Many performance issues can be improved by database design. Examine your database design and consider the following:

1. Does the schema reflect the way the data is accessed?

2. Can larger tables be broken down into partitions?

3. Are you using the smallest data type possible to store column values?

4. Are columns used to join tables of the same datatype?

6. Are your indexes being used?

 

3. Optimizing Data Distribution

 When you create a table in Greenplum Database, you must declare a distribution key that allows for even data distribution across all segments in the system. Because the segments work on a query in parallel, Greenplum Database will always be as fast as the slowest segment. If the data is unbalanced, the segments that have more data will return their results slower and therefore slow down the entire system.

4. Avoiding Contention

Contention arises when multiple users or workloads try to use the system in a conflicting way; for example, contention occurs when two transactions try to update a table simultaneously. A transaction that seeks a table-level or row-level lock will wait indefinitely for conflicting locks to be released. 

Applications should not hold transactions open for long periods of time, for example, while waiting for user input.

Before you interpret a query plan for a query using EXPLAIN or EXPLAIN ANALYZE, familiarize yourself with the data to help identify possible statistics problems. Check the plan for the following indicators of inaccurate statistics:

1. Are the planner’s estimates close to reality? Run EXPLAIN ANALYZE and see if the number of rows the planner estimated is close to the number of rows the query operation returned .

2. Are selective predicates applied early in the plan? The most selective filters should be applied early in the plan so fewer rows move up the plan tree.

3. Is the planner choosing the best join order? When you have a query that joins multiple tables, make sure the planner chooses the most selective join order. Joins that eliminate the largest number of rows should be done earlier in the plan so fewr less rows move up the plan tree.

See also - Query Profiling

Tuning Statistics Collection : The following configuration parameters control the amount of data sampled for statistics collection:

1. default_statistics_target

2. gp_analyze_relative_error

These parameters control statistics sampling at the system level. It is better to sample only increased statistics for columns used most frequently in query predicates. You can adjust statistics for a particular column using the command:

ALTER TABLE...SET STATISTICS

For example:

ALTER TABLE sales ALTER COLUMN region SET STATISTICS 50;

This is equivalent to increasing default_statistics_target for a particular column. Subsequent ANALYZE operations will then gather more statistics data for that column and produce better query plans as a result.

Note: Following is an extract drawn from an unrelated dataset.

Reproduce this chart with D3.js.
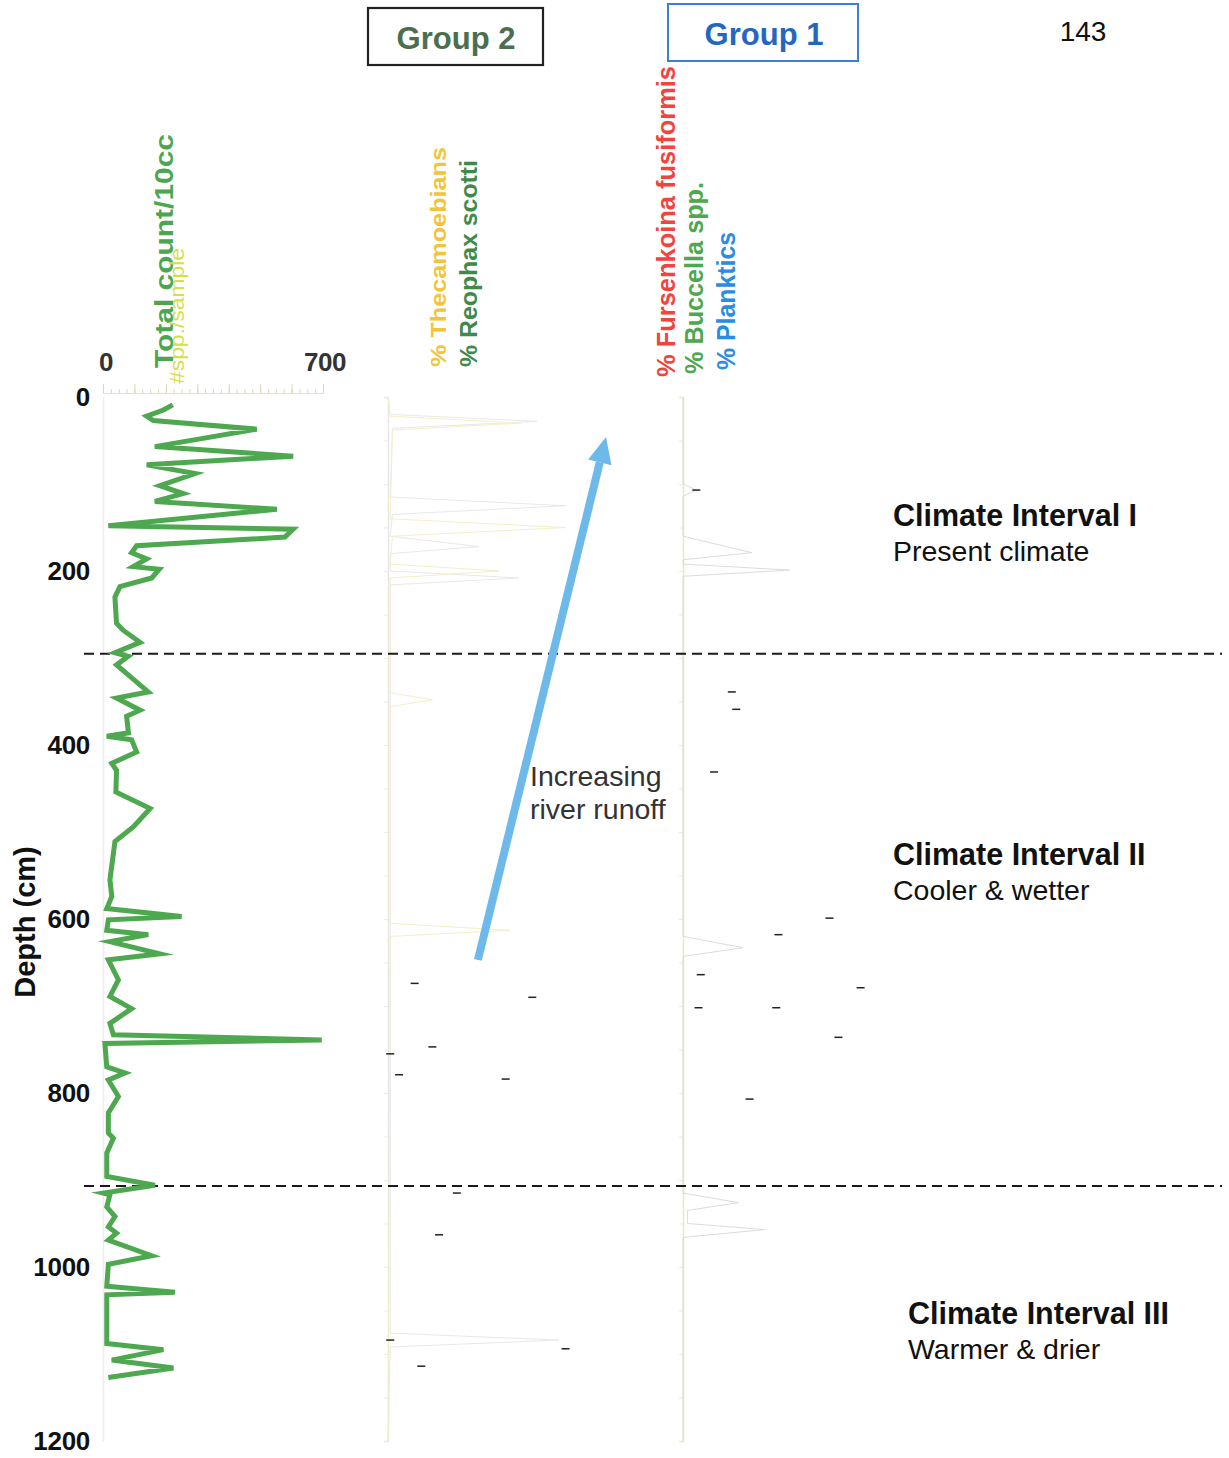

4. Maintaining Database Statistics

Greenplum Database uses a cost-based query planner that relies on database statistics. Accurate statistics allow the query planner to better estimate the number of rows retrieved by a query to choose the most efficient query plan. Without database statistics, the query planner cannot estimate how many records will be returned. The planner does not assume it has sufficient memory to perform certain operations such as aggregations, so it takes the most conservative action and does these operations by reading and writing from disk. This is significantly slower than doing them in memory. ANALYZE collects statistics about the database that the query planner needs.

6. Checking Workload 

Greenplum database system has a limited CPU capacity, memory, and disk I/O resources. Check your hardware configuration details (FULL RAC DCA, HALF RAC DCA, QTR RAC DCA) to learn about available resources.

When multiple workloads compete for access to these resources, database performance suffers. resource queues are used in greenplum database to manage the workload.

Workload management maximizes system throughput while meeting varied business requirements. 

With role-based resource queues, Greenplum Database workload management limits active queries and conserves system resources.

A resource queue limits the size and/or total number of queries that users or roles can execute in the particular queue. 

By assigning all your database roles to the appropriate resource queue, administrators can control concurrent user queries and prevent system overload. 

See  “Managing Workload and Resources” for more information about setting up resource queues.

Greenplum Database administrators should run maintenance workloads such as data loads and VACUUM ANALYZE operations after business hours. Do not compete with database users for system resources; perform administrative tasks at low-usage times.